▸ **Given material**:
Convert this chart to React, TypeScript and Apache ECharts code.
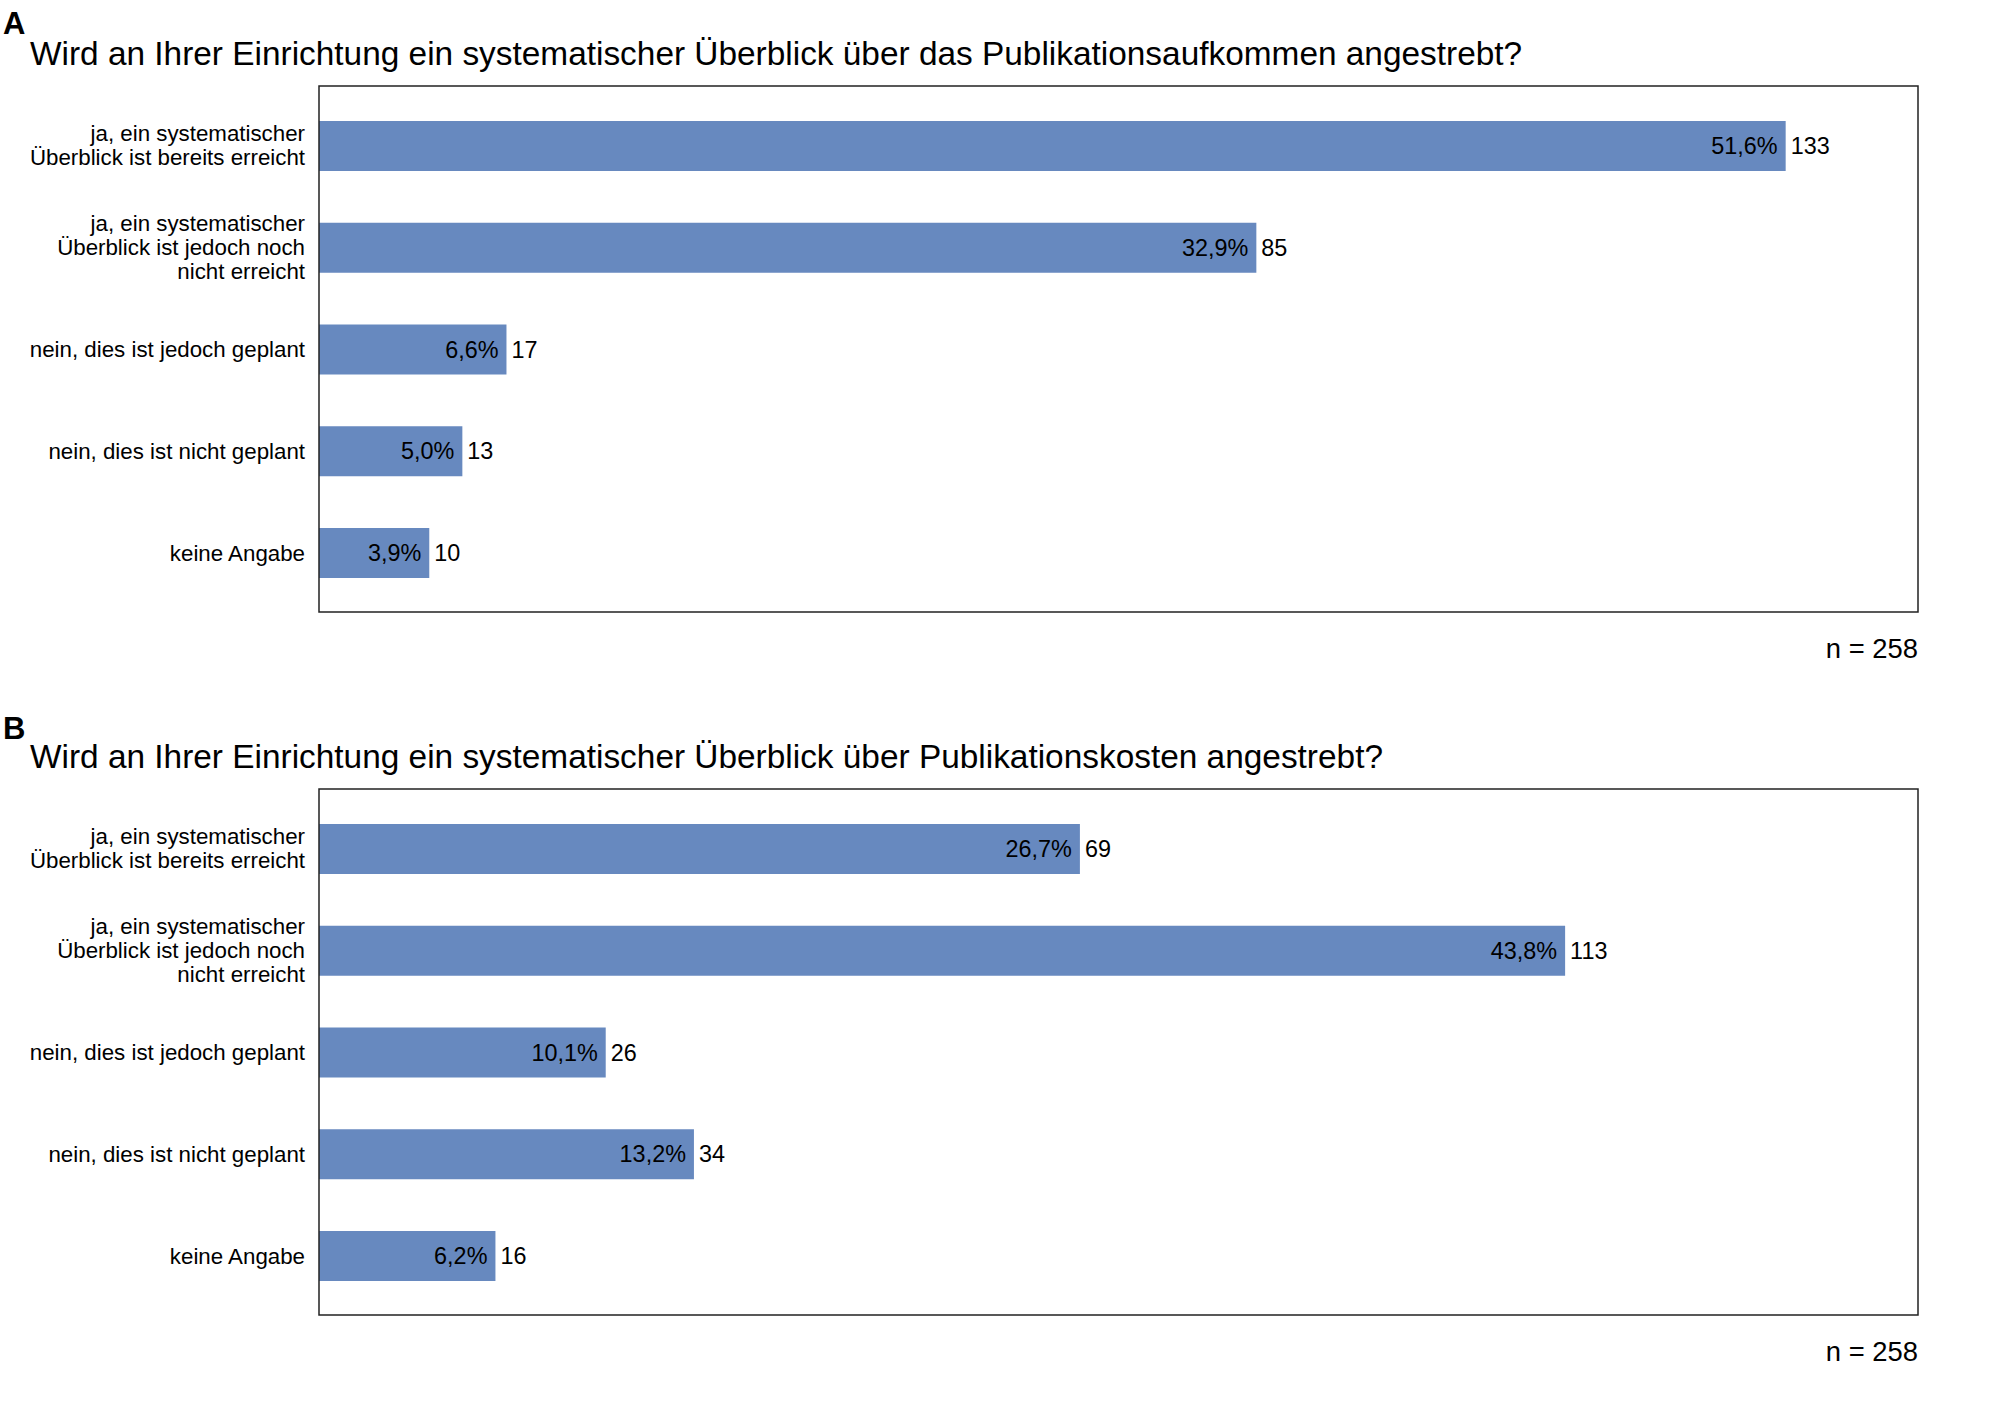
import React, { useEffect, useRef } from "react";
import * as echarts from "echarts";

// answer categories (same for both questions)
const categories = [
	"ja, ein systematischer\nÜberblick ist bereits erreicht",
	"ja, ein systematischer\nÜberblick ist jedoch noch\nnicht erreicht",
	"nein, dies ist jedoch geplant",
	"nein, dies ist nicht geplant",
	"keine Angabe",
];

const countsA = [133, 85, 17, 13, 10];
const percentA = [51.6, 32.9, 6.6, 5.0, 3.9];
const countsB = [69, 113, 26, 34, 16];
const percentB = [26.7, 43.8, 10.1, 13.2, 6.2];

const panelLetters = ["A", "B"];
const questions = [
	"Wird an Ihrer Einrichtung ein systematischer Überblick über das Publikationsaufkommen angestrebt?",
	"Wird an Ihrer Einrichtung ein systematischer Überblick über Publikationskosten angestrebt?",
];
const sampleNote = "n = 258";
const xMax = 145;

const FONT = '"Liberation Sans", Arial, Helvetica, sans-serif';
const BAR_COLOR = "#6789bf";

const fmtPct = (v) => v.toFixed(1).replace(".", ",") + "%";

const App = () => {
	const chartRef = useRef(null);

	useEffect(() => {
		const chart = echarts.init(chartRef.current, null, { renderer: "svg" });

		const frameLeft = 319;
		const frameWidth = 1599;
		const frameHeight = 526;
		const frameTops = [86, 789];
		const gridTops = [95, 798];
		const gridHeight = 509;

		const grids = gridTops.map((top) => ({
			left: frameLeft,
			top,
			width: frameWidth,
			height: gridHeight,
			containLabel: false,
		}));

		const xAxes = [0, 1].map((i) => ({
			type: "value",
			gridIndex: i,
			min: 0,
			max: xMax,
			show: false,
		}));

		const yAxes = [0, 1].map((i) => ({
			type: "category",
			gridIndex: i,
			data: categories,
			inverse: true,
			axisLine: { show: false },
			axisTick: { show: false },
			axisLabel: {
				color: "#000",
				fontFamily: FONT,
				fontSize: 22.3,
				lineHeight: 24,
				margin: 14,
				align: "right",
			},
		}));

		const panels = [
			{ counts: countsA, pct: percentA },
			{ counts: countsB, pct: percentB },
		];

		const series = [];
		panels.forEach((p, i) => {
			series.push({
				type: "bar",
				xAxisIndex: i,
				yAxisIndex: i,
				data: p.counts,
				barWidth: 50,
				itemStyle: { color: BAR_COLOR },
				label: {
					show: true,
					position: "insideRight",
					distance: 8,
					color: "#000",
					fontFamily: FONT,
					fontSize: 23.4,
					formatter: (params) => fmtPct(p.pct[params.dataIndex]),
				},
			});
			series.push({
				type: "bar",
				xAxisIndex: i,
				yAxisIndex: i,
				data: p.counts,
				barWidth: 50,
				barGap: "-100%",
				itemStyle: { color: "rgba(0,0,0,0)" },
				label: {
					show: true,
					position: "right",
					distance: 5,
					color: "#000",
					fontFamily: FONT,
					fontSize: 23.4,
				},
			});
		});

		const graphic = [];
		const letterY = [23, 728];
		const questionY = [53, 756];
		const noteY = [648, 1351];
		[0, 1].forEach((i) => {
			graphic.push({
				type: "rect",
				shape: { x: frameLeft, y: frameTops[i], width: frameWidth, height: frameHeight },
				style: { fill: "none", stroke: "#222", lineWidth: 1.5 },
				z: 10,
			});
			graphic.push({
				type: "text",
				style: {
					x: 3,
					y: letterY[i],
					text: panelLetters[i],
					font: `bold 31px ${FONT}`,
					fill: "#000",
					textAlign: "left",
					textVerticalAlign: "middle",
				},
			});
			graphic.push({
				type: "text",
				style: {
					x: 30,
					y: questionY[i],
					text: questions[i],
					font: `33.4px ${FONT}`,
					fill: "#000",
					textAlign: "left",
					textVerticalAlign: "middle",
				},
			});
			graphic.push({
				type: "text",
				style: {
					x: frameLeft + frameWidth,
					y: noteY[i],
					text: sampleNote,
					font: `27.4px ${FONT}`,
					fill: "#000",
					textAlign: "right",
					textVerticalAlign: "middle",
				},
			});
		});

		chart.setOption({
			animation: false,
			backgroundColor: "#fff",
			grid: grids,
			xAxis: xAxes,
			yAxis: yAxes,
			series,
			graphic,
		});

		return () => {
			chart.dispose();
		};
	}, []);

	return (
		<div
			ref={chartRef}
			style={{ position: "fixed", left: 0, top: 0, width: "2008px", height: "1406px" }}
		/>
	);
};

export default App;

▸ **Work required**: Reproduce the full material exactly, excluding the pictures.

▸ **The response**:
Convert this chart to React, TypeScript and Apache ECharts code.
import React, { useEffect, useRef } from "react";
import * as echarts from "echarts";

// answer categories (same for both questions)
const categories = [
	"ja, ein systematischer\nÜberblick ist bereits erreicht",
	"ja, ein systematischer\nÜberblick ist jedoch noch\nnicht erreicht",
	"nein, dies ist jedoch geplant",
	"nein, dies ist nicht geplant",
	"keine Angabe",
];

const countsA = [133, 85, 17, 13, 10];
const percentA = [51.6, 32.9, 6.6, 5.0, 3.9];
const countsB = [69, 113, 26, 34, 16];
const percentB = [26.7, 43.8, 10.1, 13.2, 6.2];

const panelLetters = ["A", "B"];
const questions = [
	"Wird an Ihrer Einrichtung ein systematischer Überblick über das Publikationsaufkommen angestrebt?",
	"Wird an Ihrer Einrichtung ein systematischer Überblick über Publikationskosten angestrebt?",
];
const sampleNote = "n = 258";
const xMax = 145;

const FONT = '"Liberation Sans", Arial, Helvetica, sans-serif';
const BAR_COLOR = "#6789bf";

const fmtPct = (v) => v.toFixed(1).replace(".", ",") + "%";

const App = () => {
	const chartRef = useRef(null);

	useEffect(() => {
		const chart = echarts.init(chartRef.current, null, { renderer: "svg" });

		const frameLeft = 319;
		const frameWidth = 1599;
		const frameHeight = 526;
		const frameTops = [86, 789];
		const gridTops = [95, 798];
		const gridHeight = 509;

		const grids = gridTops.map((top) => ({
			left: frameLeft,
			top,
			width: frameWidth,
			height: gridHeight,
			containLabel: false,
		}));

		const xAxes = [0, 1].map((i) => ({
			type: "value",
			gridIndex: i,
			min: 0,
			max: xMax,
			show: false,
		}));

		const yAxes = [0, 1].map((i) => ({
			type: "category",
			gridIndex: i,
			data: categories,
			inverse: true,
			axisLine: { show: false },
			axisTick: { show: false },
			axisLabel: {
				color: "#000",
				fontFamily: FONT,
				fontSize: 22.3,
				lineHeight: 24,
				margin: 14,
				align: "right",
			},
		}));

		const panels = [
			{ counts: countsA, pct: percentA },
			{ counts: countsB, pct: percentB },
		];

		const series = [];
		panels.forEach((p, i) => {
			series.push({
				type: "bar",
				xAxisIndex: i,
				yAxisIndex: i,
				data: p.counts,
				barWidth: 50,
				itemStyle: { color: BAR_COLOR },
				label: {
					show: true,
					position: "insideRight",
					distance: 8,
					color: "#000",
					fontFamily: FONT,
					fontSize: 23.4,
					formatter: (params) => fmtPct(p.pct[params.dataIndex]),
				},
			});
			series.push({
				type: "bar",
				xAxisIndex: i,
				yAxisIndex: i,
				data: p.counts,
				barWidth: 50,
				barGap: "-100%",
				itemStyle: { color: "rgba(0,0,0,0)" },
				label: {
					show: true,
					position: "right",
					distance: 5,
					color: "#000",
					fontFamily: FONT,
					fontSize: 23.4,
				},
			});
		});

		const graphic = [];
		const letterY = [23, 728];
		const questionY = [53, 756];
		const noteY = [648, 1351];
		[0, 1].forEach((i) => {
			graphic.push({
				type: "rect",
				shape: { x: frameLeft, y: frameTops[i], width: frameWidth, height: frameHeight },
				style: { fill: "none", stroke: "#222", lineWidth: 1.5 },
				z: 10,
			});
			graphic.push({
				type: "text",
				style: {
					x: 3,
					y: letterY[i],
					text: panelLetters[i],
					font: `bold 31px ${FONT}`,
					fill: "#000",
					textAlign: "left",
					textVerticalAlign: "middle",
				},
			});
			graphic.push({
				type: "text",
				style: {
					x: 30,
					y: questionY[i],
					text: questions[i],
					font: `33.4px ${FONT}`,
					fill: "#000",
					textAlign: "left",
					textVerticalAlign: "middle",
				},
			});
			graphic.push({
				type: "text",
				style: {
					x: frameLeft + frameWidth,
					y: noteY[i],
					text: sampleNote,
					font: `27.4px ${FONT}`,
					fill: "#000",
					textAlign: "right",
					textVerticalAlign: "middle",
				},
			});
		});

		chart.setOption({
			animation: false,
			backgroundColor: "#fff",
			grid: grids,
			xAxis: xAxes,
			yAxis: yAxes,
			series,
			graphic,
		});

		return () => {
			chart.dispose();
		};
	}, []);

	return (
		<div
			ref={chartRef}
			style={{ position: "fixed", left: 0, top: 0, width: "2008px", height: "1406px" }}
		/>
	);
};

export default App;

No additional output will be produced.